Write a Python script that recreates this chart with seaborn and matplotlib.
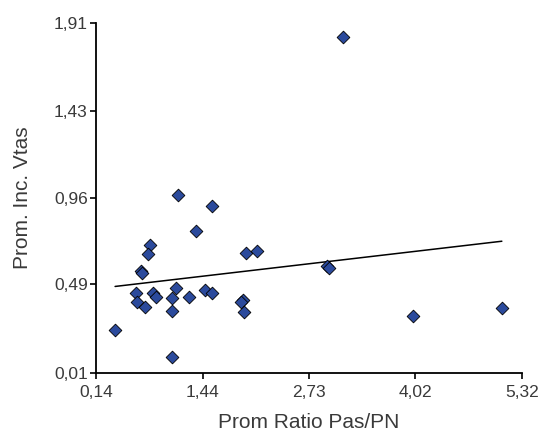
import matplotlib
matplotlib.use("Agg")
import matplotlib.pyplot as plt
import seaborn as sns
import pandas as pd

ratio_pas_pn = [1.14, 1.555, 1.357, 0.797, 0.769, 0.687, 0.696, 1.965, 2.095,
                0.627, 0.83, 0.866, 1.113, 1.068, 1.275, 1.466, 1.555, 0.635,
                0.736, 1.065, 1.925, 1.904, 1.944, 0.371, 1.068,
                3.149, 2.947, 2.978, 4.0, 5.075]
inc_vtas = [0.976, 0.918, 0.779, 0.705, 0.656, 0.565, 0.551, 0.66, 0.669,
            0.443, 0.443, 0.424, 0.47, 0.416, 0.424, 0.461, 0.443, 0.394,
            0.37, 0.348, 0.406, 0.394, 0.34, 0.243, 0.095,
            1.836, 0.592, 0.578, 0.321, 0.361]

x_ticks = [0.14, 1.44, 2.73, 4.02, 5.32]
x_labels = ['0,14', '1,44', '2,73', '4,02', '5,32']
y_ticks = [0.01, 0.49, 0.96, 1.43, 1.91]
y_labels = ['0,01', '0,49', '0,96', '1,43', '1,91']

df = pd.DataFrame({'ratio': ratio_pas_pn, 'inc': inc_vtas})

sns.set_style("ticks")
plt.rcParams['font.family'] = ['Liberation Sans', 'DejaVu Sans']

fig = plt.figure(figsize=(5.46, 4.36), dpi=100)
ax = fig.add_axes([0.176, 0.145, 0.780, 0.802])

sns.regplot(data=df, x='ratio', y='inc', scatter=False, ci=None, ax=ax,
            color='black', line_kws={'linewidth': 1.1})
sns.scatterplot(data=df, x='ratio', y='inc', marker='D', s=42, color='#2B4A9C',
                edgecolor='black', linewidth=0.6, ax=ax, zorder=3)

ax.set_xlim(0.14, 5.32)
ax.set_ylim(0.01, 1.91)
ax.set_xticks(x_ticks)
ax.set_xticklabels(x_labels)
ax.set_yticks(y_ticks)
ax.set_yticklabels(y_labels)
ax.tick_params(labelsize=12.5, length=4, width=1.2, colors='black',
               labelcolor='#3a3a3a')
ax.tick_params(axis='x', pad=5)
ax.tick_params(axis='y', pad=2)
ax.set_xlabel('Prom Ratio Pas/PN', fontsize=15, color='#3a3a3a', labelpad=9)
ax.set_ylabel('Prom. Inc. Vtas', fontsize=15, color='#3a3a3a', labelpad=16)
sns.despine(ax=ax)
for s in ['left', 'bottom']:
    ax.spines[s].set_linewidth(1.3)
    ax.spines[s].set_color('black')

fig.savefig('out.png', dpi=100)
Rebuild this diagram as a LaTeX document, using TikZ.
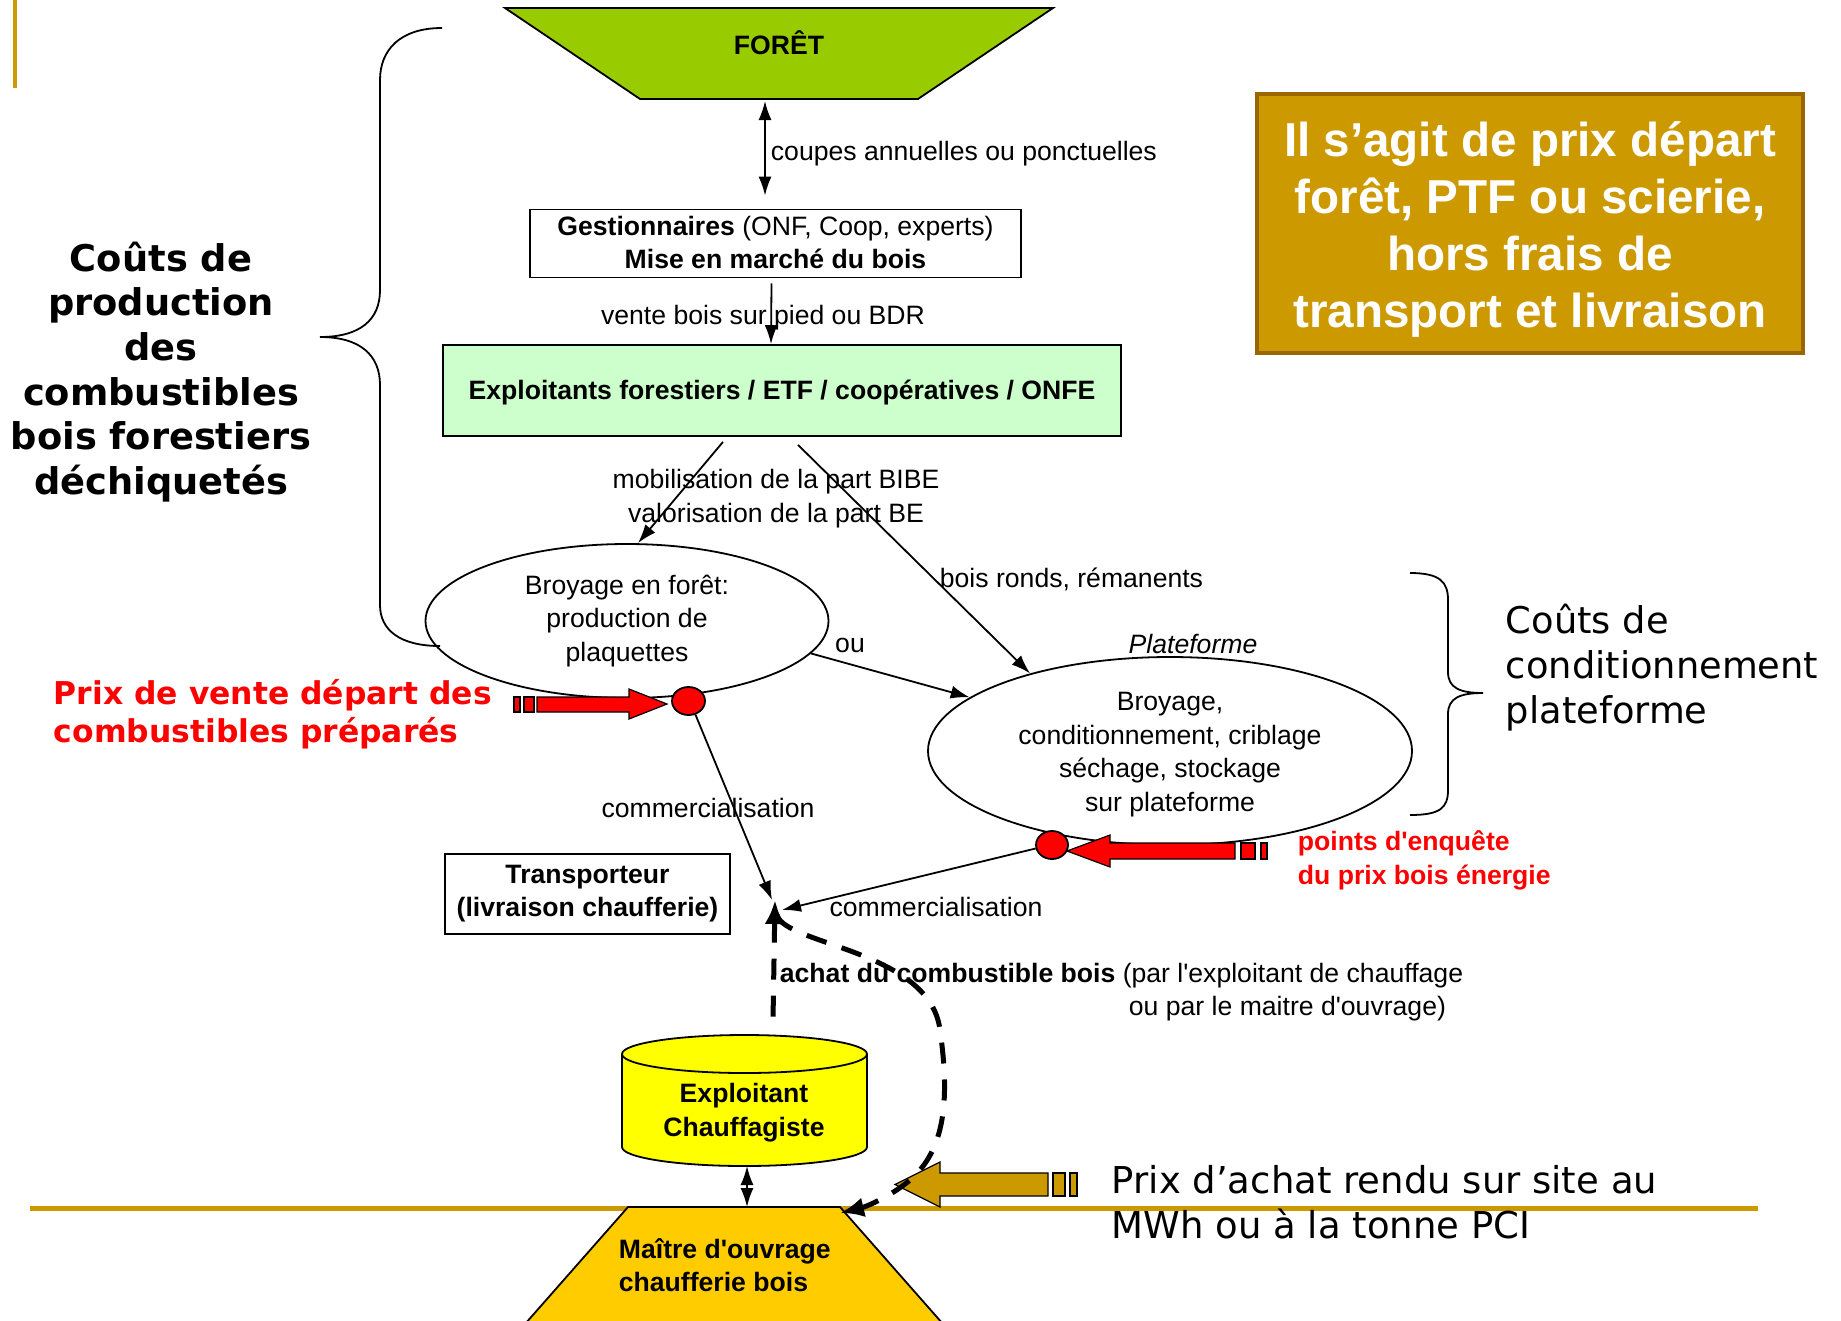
\documentclass[tikz,border=0pt]{standalone}
\usepackage{fontspec}
\setmainfont{Liberation Sans}[Ligatures=TeXOff]
\newfontfamily\djv{DejaVu Sans}
\usetikzlibrary{arrows.meta}
\usetikzlibrary{shapes.geometric}
\definecolor{vertforet}{RGB}{153,204,0}
\definecolor{vertclair}{RGB}{204,255,204}
\definecolor{jaunecyl}{RGB}{255,255,0}
\definecolor{orchauf}{RGB}{255,204,0}
\definecolor{orfonce}{RGB}{204,153,0}
\definecolor{orbord}{RGB}{153,102,0}

\begin{document}
\begin{tikzpicture}[x=1pt,y=-1pt,line width=1.8pt,>={Latex[length=19pt,width=13pt]},
    txt/.style={font=\fontsize{26.6}{33.5}\selectfont,align=center,inner sep=0pt},
    gras/.style={txt,font=\bfseries\fontsize{26.6}{33.5}\selectfont},
    boite/.style={draw,rectangle,align=center,inner sep=0pt},
    bulle/.style={txt,draw,ellipse},
    pointrouge/.style={draw,fill=red,ellipse,minimum width=33pt,minimum height=28pt,inner sep=0pt},
    gros/.style={font=\djv\bfseries\fontsize{36.8}{44.6}\selectfont,align=center,inner sep=0pt},
    moyen/.style={font=\djv\fontsize{37}{45}\selectfont,align=left,inner sep=0pt},
    tirets/.style={line width=5pt,dash pattern=on 21pt off 16pt,>={Latex[length=24pt,width=20pt]}}]
    \useasboundingbox (0,0) rectangle (1841,1320);
    \draw[orfonce,line width=4pt] (14.7,0) -- (14.7,88);
    % foret et gestionnaires
    \filldraw[fill=vertforet] (505,8) -- (1053,8) -- (918,99) -- (640,99) -- cycle;
    \node[gras] (foret) at (779,43) {FORÊT};
    \coordinate (foret-bas) at (765,101);
    \node[boite,txt,minimum width=491pt,minimum height=68pt] (gest) at (775.5,243.5)
        {\textbf{Gestionnaires} (ONF, Coop, experts)\\\textbf{Mise en marché du bois}\rule[-2pt]{0pt}{0pt}};
    \draw[<->] (foret-bas) -- ([xshift=-10.5pt,yshift=13pt]gest.north);
    \node[txt,anchor=west] (coupes) at (770,153.5) {coupes annuelles ou ponctuelles};
    \node[boite,gras,fill=vertclair,minimum width=678pt,minimum height=91pt] (expl) at (782,390.5)
        {\rule{0pt}{24pt}Exploitants forestiers / ETF / coopératives / ONFE};
    \node[txt] (vente) at (763,318) {vente bois sur pied ou BDR};
    \draw[->] ([xshift=-4pt,yshift=-5pt]gest.south) -- ([xshift=-11pt]expl.north);
    % broyage
    \node[bulle,minimum width=403pt,minimum height=154pt] (broy) at (627,621)
        {Broyage en forêt:\\production de\\plaquettes};
    \node[bulle,minimum width=484pt,minimum height=188pt] (plat) at (1170,751)
        {\rule{0pt}{25pt}Broyage,\\conditionnement, criblage\\séchage, stockage\\sur plateforme};
    \node[txt,font=\itshape\fontsize{26.6}{33.5}\selectfont] (platnom) at (1193,644) {Plateforme};
    \draw[->] ([xshift=-59pt,yshift=-5pt]expl.south) -- ([xshift=11pt]broy.north);
    \node[txt] (mobil) at (776,498.5) {mobilisation de la part BIBE\\valorisation de la part BE};
    \draw[->] ([xshift=16pt,yshift=-8pt]expl.south) -- (plat.151);
    \node[txt,anchor=west] (ronds) at (939,579) {bois ronds, rémanents};
    \draw[->] (broy.-10) -- (plat.165);
    \node[txt] (ou) at (850,645.5) {ou};
    % accolades
    \draw (442,28) .. controls (400,28) and (380,50) .. (380,80) -- (380,290)
        .. controls (380,320) and (360,337) .. (320,337) .. controls (360,337) and (380,355) .. (380,385)
        -- (380,605) .. controls (380,630) and (400,646) .. (440,646);
    \draw (1410,573) .. controls (1440,573) and (1448,582) .. (1448,600) -- (1448,672)
        .. controls (1448,688) and (1460,693) .. (1483,693) .. controls (1460,693) and (1448,698) .. (1448,714)
        -- (1448,790) .. controls (1448,808) and (1440,815) .. (1410,815);
    \node[gros] (coutsprod) at (161,372) {Coûts de\\production\\des\\combustibles\\bois forestiers\\déchiquetés};
    \node[moyen,font=\djv\fontsize{36.8}{44.6}\selectfont,anchor=west] (coutsplat) at (1505,667.5)
        {Coûts de\\conditionnement\\plateforme};
    % fleches rouges
    \filldraw[fill=red,line width=1.2pt] (537,697) -- (629,697) -- (629,689) -- (667,704) -- (629,719) -- (629,712) -- (537,712) -- cycle;
    \foreach \a/\b in {514/520,524/534} % rayures
        \filldraw[fill=red,line width=1.2pt] (\a,697) rectangle (\b,712);
    \filldraw[fill=red,line width=1.2pt] (1235,843) -- (1110,843) -- (1110,835) -- (1067,851) -- (1110,867) -- (1110,859) -- (1235,859) -- cycle;
    \foreach \a/\b in {1241/1255,1261/1267}
        \filldraw[fill=red,line width=1.2pt] (\a,843) rectangle (\b,859);
    \node[pointrouge] (pv1) at (688.5,701) {};
    \node[pointrouge,minimum width=32pt] (pv2) at (1052,845) {};
    \node[font=\djv\bfseries\fontsize{31.4}{38}\selectfont,text=red,align=left,anchor=west,inner sep=0pt] (prixvente) at (53,714.5)
        {Prix de vente départ des\\combustibles préparés};
    \node[gras,text=red,align=left,anchor=west] (enquete) at (1297,860.5) {points d'enquête\\du prix bois énergie};
    % commercialisation
    \coordinate (achat) at (775,900);
    \draw[->] (pv1.-63) -- ([xshift=-3pt]achat);
    \node[txt] (comm1) at (708,808) {commercialisation};
    \draw[->] (pv2.192) -- ([xshift=7pt,yshift=-10pt]achat);
    \node[txt] (comm2) at (936,907) {commercialisation};
    \node[boite,gras,minimum width=285pt,minimum height=80pt] (transp) at (587.5,894) {Transporteur\\(livraison chaufferie)\rule[-6pt]{0pt}{0pt}};
    % encadre
    \node[draw=orbord,fill=orfonce,line width=4pt,minimum width=546pt,minimum height=259pt,text=white,
        font=\bfseries\fontsize{47.6}{57}\selectfont,align=center] (avert) at (1530,223.5)
        {\rule{0pt}{47pt}Il s’agit de prix départ\\forêt, PTF ou scierie,\\hors frais de\\transport et livraison};
    % chaufferie
    \filldraw[fill=jaunecyl] (622,1054) -- (622,1147) arc[start angle=180,end angle=360,x radius=122.5pt,y radius=19pt]
        -- (867,1054) arc[start angle=0,end angle=180,x radius=122.5pt,y radius=19pt] -- cycle;
    \draw (622,1054) arc[start angle=180,end angle=360,x radius=122.5pt,y radius=19pt];
    \node[gras] (chauf) at (744,1112.5) {Exploitant\\Chauffagiste};
    \coordinate (cyl-haut) at (773,1020);
    \coordinate (cyl-bas) at (747,1166);
    \draw[orfonce,line width=4.5pt] (30,1208.5) -- (1758,1208.5);
    \filldraw[fill=orchauf] (628,1207) -- (840,1207) -- (943,1324) -- (525,1324) -- cycle;
    \node[gras,align=left,anchor=west] (maitre) at (618,1265) {Maître d'ouvrage\\chaufferie bois};
    \coordinate (mo-haut) at (747,1207);
    \coordinate (mo-coin) at (840,1213);
    \draw[<->] (cyl-bas) -- (mo-haut);
    \filldraw[fill=orfonce,line width=1.2pt] (1048,1173) -- (940,1173) -- (940,1162) -- (895,1184.5) -- (940,1207) -- (940,1196) -- (1048,1196) -- cycle;
    \foreach \a/\b in {1053/1065,1070/1077}
        \filldraw[fill=orfonce,line width=1.2pt] (\a,1173) rectangle (\b,1196);
    \node[moyen,anchor=west] (prixachat) at (1111,1202.5) {Prix d’achat rendu sur site au\\MWh ou à la tonne PCI};
    % achat
    \node[txt,anchor=west] (achat1) at (779,975.5) {\textbf{achat du combustible bois} (par l'exploitant de chauffage};
    \node[txt,anchor=west] (achat2) at (1128,1008.5) {ou par le maitre d'ouvrage)};
    \draw[tirets,<-] (achat) -- (cyl-haut);
    \draw[tirets,->] ([xshift=2pt,yshift=-15pt]achat) .. controls (785,945) and (930,950) .. (940,1030)
        .. controls (950,1100) and (945,1150) .. (910,1180) .. controls (890,1197) and (865,1207) .. (mo-coin);
\end{tikzpicture}
\end{document}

──────

▸ **Exercise description**: Pictures stay out. Print the data exactly, from its first line through the line containing "import pandas as pd".

▸ **Complete output**:
Write a Python script that recreates this chart with seaborn and matplotlib.
import matplotlib
matplotlib.use("Agg")
import matplotlib.pyplot as plt
import seaborn as sns
import pandas as pd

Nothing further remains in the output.